Bros Roofie'ing Bros in "The Hangover Part II"
Most sequels are born of good box office rather than good ideas — if you build it and they come, you simply must build another one — but it's hard to imagine a more calculating, creatively bankrupt piece of real estate than The Hangover Part II. Trade out Las Vegas for Bangkok, a tiger for a monkey, a lactating hooker for a trannie stripper, and a missing tooth for a face tattoo and you've got Todd Phillips' rote, dispiriting replica of his own surprise comedy smash.
Last time, it was bland bro Doug (Justin Bartha) who got lost on a Vegas rooftop the morning of his own wedding, and now it's straight man Stu (Ed Helms) who gets derailed the Friday before his destination nuptials in Thailand. Stu tries to avoid the inevitable, but once pretty boy Phil (Bradley Cooper) cajoles him into a late-night beer by the bonfire and man-child moron Alan (Zach Galifianakis) laces the marshmallows with roofies (again), it's blackout time. When they awake, Alan has been shaved bald, Stu is adorned with the aforementioned Tyson tattoo, and there's a denim-vested monkey chain-smoking and bouncing around a grim Bangkok hotel room.
Doug's not missing — he's actually resting back at the resort, safely out of harm's, and the plot's, way — but Stu's soon-to-be brother-in-law, Teddy (Mason Lee), an underaged, overachieving teen prodigy, certainly is. Phil marshals the trio to action, which leads to whiplash-inducing discoveries and shittier snafus involving everything from gunplay to inadvertent sodomy. Paul Giamatti shows up as a bug-eyed heavy, as does the tiny-peckered, gansta-cocky Mr. Chow (Ken Jeong) — a repeat of his aggressively irritating, one-man, 21st-century chopsocky minstrel show. "Bangkok has him now," declares a glowering tattoo artist (Nick Cassavetes) about lost Teddy. "And she'll never let him go." She will, of course, but not before the trio proves worthy of her seedy charms.
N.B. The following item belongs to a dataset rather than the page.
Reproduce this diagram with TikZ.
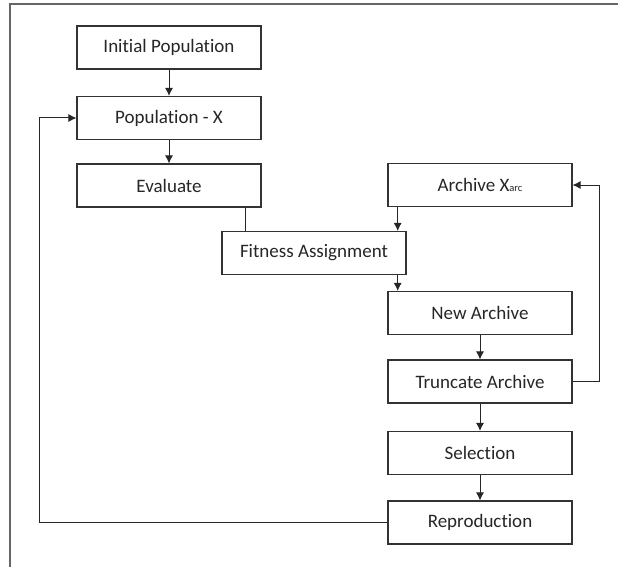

Boffo BO or no, what's surprising about Roman Numeral Two is how thoroughly unfunny it is. It's so committed to being exactly what we expect it to be and to thrusting harder against the envelope of bad taste that it fails in this most basic sense. Though overrated and ultimately more clever than inventive, the best thing about The Hangover was its double-backed, amnesiatic script, which recast a men-behaving-badly yarn as a madcap mystery-adventure. Yet Part II fatally honors the original's premise like it's a sacred text, retracing idiotic high jinks like they're stations of the cross, forsaking its spirit of danger and giddy unpredictability in favor of a vainglorious victory lap (tellingly, original screenwriters Jon Lucas and Scott Moore had nothing to do with the sequel, which Phillips penned with Craig Mazin and Scot Armstrong). So the very thing that made the first film feel fresh turns the sequel stale. If you played them side by side, I swear Ed Helms' horrified howls would harmonize.
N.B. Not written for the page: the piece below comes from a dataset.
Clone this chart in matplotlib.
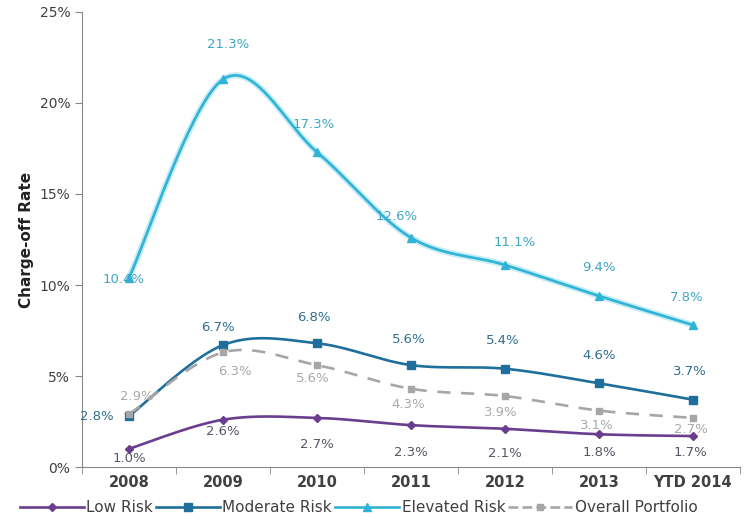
import numpy as np
import matplotlib.pyplot as plt
import matplotlib.patheffects as pe
from matplotlib.lines import Line2D

years = ['2008', '2009', '2010', '2011', '2012', '2013', 'YTD 2014']
low_risk = [1.0, 2.6, 2.7, 2.3, 2.1, 1.8, 1.7]
moderate_risk = [2.8, 6.7, 6.8, 5.6, 5.4, 4.6, 3.7]
elevated_risk = [10.4, 21.3, 17.3, 12.6, 11.1, 9.4, 7.8]
overall = [2.9, 6.3, 5.6, 4.3, 3.9, 3.1, 2.7]


def smooth(xs, ys, n=40):
    # Bezier smoothing like spreadsheet "smoothed line"
    xs = np.asarray(xs, float)
    ys = np.asarray(ys, float)
    px = np.concatenate([[xs[0]], xs, [xs[-1]]])
    py = np.concatenate([[ys[0]], ys, [ys[-1]]])
    outx, outy = [], []
    t = np.linspace(0, 1, n)
    for i in range(1, len(px) - 2):
        x0, y0 = px[i], py[i]
        x3, y3 = px[i + 1], py[i + 1]
        x1 = x0 + (px[i + 1] - px[i - 1]) / 6
        y1 = y0 + (py[i + 1] - py[i - 1]) / 6
        x2 = x3 - (px[i + 2] - px[i]) / 6
        y2 = y3 - (py[i + 2] - py[i]) / 6
        b0 = (1 - t) ** 3
        b1 = 3 * (1 - t) ** 2 * t
        b2 = 3 * (1 - t) * t ** 2
        b3 = t ** 3
        outx.extend(b0 * x0 + b1 * x1 + b2 * x2 + b3 * x3)
        outy.extend(b0 * y0 + b1 * y1 + b2 * y2 + b3 * y3)
    return np.array(outx), np.array(outy)


fig = plt.figure(figsize=(7.47, 5.21), dpi=100)
ax = fig.add_axes([0.1098, 0.1036, 0.8808, 0.8734])
x = np.arange(len(years))

series = [
    # data, colour, marker, size, linestyle, label colour, label offsets (px)
    (low_risk, '#6a3d8f', 'D', 4, '-', '#555566',
     [(0, -10), (0, -12), (0, -27), (0, -27), (0, -25), (0, -18), (-3, -16)], 'Low Risk'),
    (moderate_risk, '#1f6f9c', 's', 6, '-', '#2f6f8f',
     [(-32, 0), (-5, 18), (-3, 26), (-2, 26), (-2, 28), (0, 28), (-3, 28)], 'Moderate Risk'),
    (elevated_risk, '#2fb3d6', '^', 6, '-', '#3fa6c6',
     [(-5, -2), (5, 35), (-3, 28), (-14, 21), (10, 22), (0, 28), (-6, 28)], 'Elevated Risk'),
    (overall, '#a6a6a6', 's', 5, '--', '#aaaaaa',
     [(8, 18), (12, -19), (-4, -13), (-3, -16), (-4, -16), (-2, -15), (-2, -12)], 'Overall Portfolio'),
]

handles = []
for data, col, mk, ms, ls, lcol, offs, name in series:
    sx, sy = smooth(x, data)
    effects = None
    if name == 'Elevated Risk':
        effects = [pe.Stroke(linewidth=4.5, foreground='#c6ecf6'), pe.Normal()]
    ax.plot(sx, sy, color=col, lw=1.9, ls=ls, dashes=(5, 4) if ls == '--' else (None, None),
            path_effects=effects, zorder=3)
    ax.plot(x, data, ls='none', marker=mk, ms=ms, color=col, zorder=4)
    for xi, v, off in zip(x, data, offs):
        ax.annotate(f'{v:.1f}%', (xi, v), xytext=off, textcoords='offset pixels',
                    ha='center', va='center', fontsize=9.5, color=lcol, zorder=5)
    handles.append(Line2D([], [], color=col, lw=1.9, ls=ls, marker=mk, ms=ms, label=name))

ax.set_xlim(-0.5, 6.5)
ax.set_ylim(0, 25)
ax.set_yticks([0, 5, 10, 15, 20, 25])
ax.set_yticklabels(['0%', '5%', '10%', '15%', '20%', '25%'], fontsize=10, color='#404040')
ax.set_xticks(x)
ax.set_xticklabels(years, fontsize=10.5, fontweight='bold', color='#404040')
ax.set_xticks(np.arange(-0.5, 7, 1), minor=True)
ax.tick_params(axis='x', which='major', length=0, pad=6)
ax.tick_params(axis='x', which='minor', length=5, color='#888888')
ax.tick_params(axis='y', length=5, color='#888888')
ax.set_ylabel('Charge-off Rate', fontsize=11, fontweight='bold', color='#222222', labelpad=4)

for s in ['top', 'right']:
    ax.spines[s].set_visible(False)
for s in ['left', 'bottom']:
    ax.spines[s].set_color('#888888')

fig.legend(handles=handles, loc='center', bbox_to_anchor=(0.48, 0.025), ncol=4,
           frameon=False, fontsize=11, handlelength=4.2, columnspacing=0.2,
           handletextpad=0.15, labelcolor='#404040')

fig.savefig('out.png', dpi=100)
Phillips again shoots his dude comedy as if it were a widescreen epic, but this time instead of a welcome expression, for a Hollywood comedy, of aesthetic proficiency, he's putting fancy clothes on a mewling, incontinent infant. It only gets messier from there, as all energies are focused on going further, harder, uglier. Scarecrow Cooper's cad act worsens into an active courting of our revulsion, blithely tossing off misogynist declarations and racist rejoinders with his wide weasel-grin and sleeve-rolled arms ever akimbo. Tin man Helms works hard to give the film a heart, but his every line reading passes through gated teeth and a character-killing affect filter, while furry lion Galifianakis, asked to shoulder the weight of the funny, turns his inappropriate loner into a full-on, queasy-making misanthrope. Meanwhile, Phillips treats the host city to Uzi fire, General Lee-like car jumps, and pig splatter and piles on the penile sight gags. "There's a reason they don't call this Bang-cunt," says Stu's bodacious trannie ass-rammer — but if only it were otherwise. Outside of fleeting shots of primping wives and requisite end-credit snapshots of skank-crotch, this is strictly a dude's playground, no Dorothys allowed.
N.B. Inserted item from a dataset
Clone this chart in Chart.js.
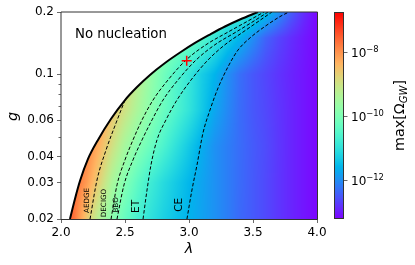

Like any fantasy, The Hangover offered indulgence without consequence — so long as the trio showed up for the wedding, all was forgiven. But Part II actually tries to heroicize regressive partying. "There's a demon in me," says Stu with a speedboat trenched on the lawn behind him... and his skeptical father-in-law finally approves. Which clarifies where Phillips lost the plot and, worse, his comedy. When clowns become kings, the joke's on us.